El cocinero se levantó como un pan en el horno, empezó a dar gritos y salió disparado de la cocina, en busca de alguien a quien quejarse. Pero nadie lo tomó en serio, pues el castellán estaba en Guarda y era seguro que la dueña no lo recibiría a tan tempranas horas de la mañana. Todos fueron a ver cómo el cocinero, agitando las manos desde la escalera exterior que conducía a la torre, increpaba al mozo que le prohibía la entrada, y todos rieron a carcajadas y palmearon en la espalda al robusto Pere y casi se cayeron de sus bancos cuando el asno, que seguía mirando embobado desde el fogón, se puso de pronto a rebuznar espantado por la sopa que salpicaba desde el caldero. Sólo Pere estaba sentado completamente tranquilo con su pan y su escudilla, actuando como si nada hubiera ocurrido.

Así había empezado el día. Desde el inicio, no había sido un día como los demás. No había sido un buen día. Una de las criadas dijo después que esa mañana, al llegar al castillo, había visto una corneja muerta en el antepatio. La muchacha se había santiguado y no había vuelto a pensar en ello. ¿Quién presta atención a todas las señales?

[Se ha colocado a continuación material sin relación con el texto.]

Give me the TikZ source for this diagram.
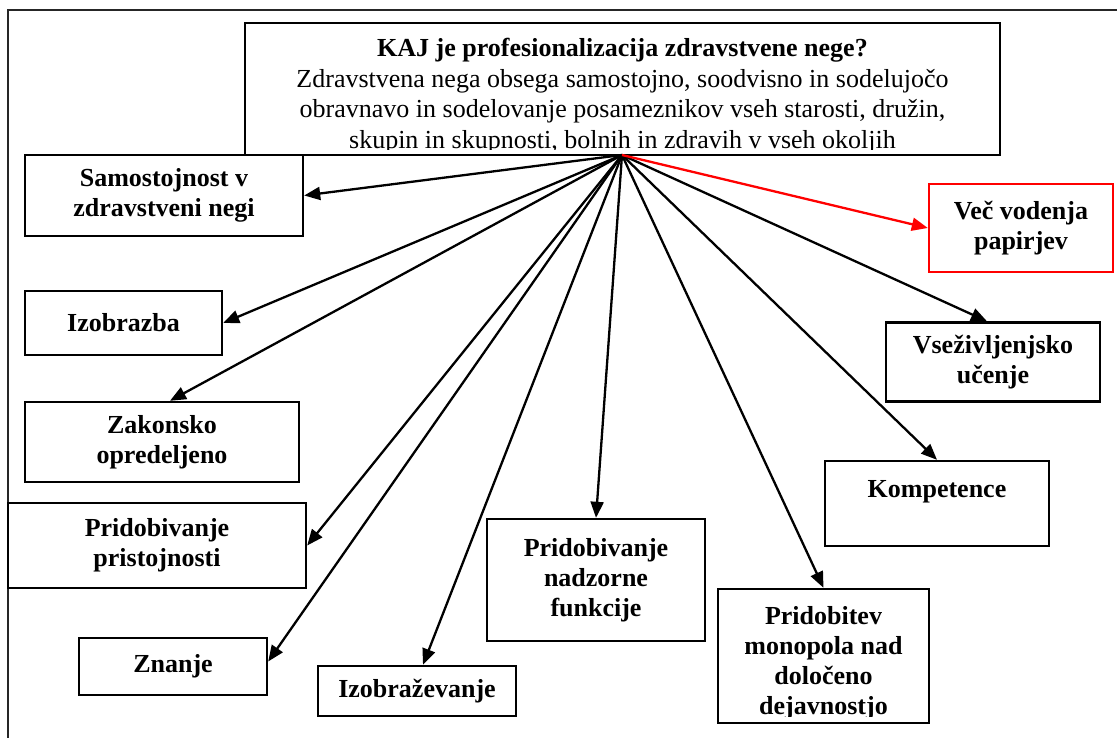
\documentclass[tikz,border=0pt]{standalone}
\usepackage{fontspec}
\setmainfont{Liberation Serif}
\usetikzlibrary{arrows.meta,calc}

\tikzset{
  frame/.style={line width=2.2pt, black!85},
  box/.style={draw=black, line width=2.4pt, align=center, inner sep=2pt,
    font=\fontsize{26}{30}\selectfont\bfseries},
  redbox/.style={box, draw=red},
  lbl/.style={align=center, inner sep=0pt, font=\fontsize{26}{30}\selectfont\bfseries},
  headline/.style={inner sep=0pt, anchor=base, font=\fontsize{26}{30}\selectfont\bfseries},
  bodyline/.style={inner sep=0pt, anchor=base, font=\fontsize{26}{30}\selectfont},
  arr/.style={line width=2.3pt, -{Triangle[length=16pt,width=13pt]}},
  redarr/.style={arr, draw=red, -{Triangle[length=16pt,width=13pt,fill=red]}}
}

\begin{document}
\begin{tikzpicture}[x=1pt,y=-1pt]
\useasboundingbox (0,0) rectangle (1117,738);

% page frame (open to the right and bottom)
\draw[frame] (1117,10) -- (8,10) -- (8,738);

% central question box
\node[draw=black, line width=2.4pt, minimum width=755pt, minimum height=132pt, inner sep=0pt] (top) at (622.5,89) {};
\begin{scope}
  \clip (245,23) rectangle (1000,150);
  \node[headline] (q1) at (622.5,57) {KAJ je profesionalizacija zdravstvene nege?};
  \node[bodyline] (q2) at (622.5,87.5) {Zdravstvena nega obsega samostojno, soodvisno in sodelujočo};
  \node[bodyline] (q3) at (622.5,118) {obravnavo in sodelovanje posameznikov vseh starosti, družin,};
  \node[bodyline] (q4) at (622.5,148.5) {skupin in skupnosti, bolnih in zdravih v vseh okoljih};
\end{scope}
\coordinate (hub) at (622,155);

% outcome boxes
\node[box, minimum width=278pt, minimum height=81pt] (samo) at (164,195.5) {Samostojnost v\\zdravstveni negi};
\node[box, minimum width=197pt, minimum height=64pt] (izbr) at (123.5,323) {Izobrazba};
\node[box, minimum width=274pt, minimum height=80pt] (zak) at (162,442) {Zakonsko\\opredeljeno};
\node[box, minimum width=298pt, minimum height=85pt] (prist) at (157,545.5) {Pridobivanje\\pristojnosti};
\node[box, minimum width=188pt, minimum height=57pt] (znanje) at (173,666.5) {Znanje};
\node[box, minimum width=198pt, minimum height=50pt] (izob) at (417,691) {Izobraževanje};
\node[box, minimum width=218pt, minimum height=122pt] (nadz) at (596,580) {Pridobivanje\\nadzorne\\funkcije};
\node[box, minimum width=211pt, minimum height=134pt] (mono) at (823.5,656) {};
\begin{scope}
  \clip (718,589) rectangle (929,716);
  \node[lbl] (monot) at (823.5,663) {Pridobitev\\monopola nad\\določeno\\dejavnostjo};
\end{scope}
\node[box, minimum width=224pt, minimum height=85pt] (komp) at (937,503.5) {Kompetence\\\mbox{}};
\node[box, minimum width=214pt, minimum height=79pt] (vsez) at (993,362) {Vseživljenjsko\\učenje};
\node[redbox, minimum width=184pt, minimum height=88pt] (vec) at (1021,228) {Več vodenja\\papirjev};

% connectors from the question box
\draw[arr] (hub) -- (samo.east);
\draw[arr] (hub) -- (izbr.east);
\draw[arr] (hub) -- ($(zak.north)+(8,0)$);
\draw[arr] (hub) -- (prist.east);
\draw[arr] (hub) -- ($(znanje.east)+(0,-5)$);
\draw[arr] (hub) -- ($(izob.north)+(6,0)$);
\draw[arr] (hub) -- (nadz.north);
\draw[arr] (hub) -- (mono.north);
\draw[arr] (hub) -- (komp.north);
\draw[arr] (hub) -- ($(vsez.north)+(-6,0)$);
\draw[redarr] (hub) -- (vec.west);
\end{tikzpicture}
\end{document}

Al joven le habría gustado quedarse con los hombres en la cocina, pero tenía que llevarle el agua a la torre al señorito. Además, seguro que el ama de cría le daría un tirón de orejas, porque otra vez se había entretenido demasiado. Hacía ya un mes que el conde, el gran señor, lo había nombrado criado personal de su hijo, y desde que formaba parte de la casa tenía que observar muchas reglas. Él todavía no sabía bien cómo había ocurrido, ni si debía dar gracias a Dios por ello o no.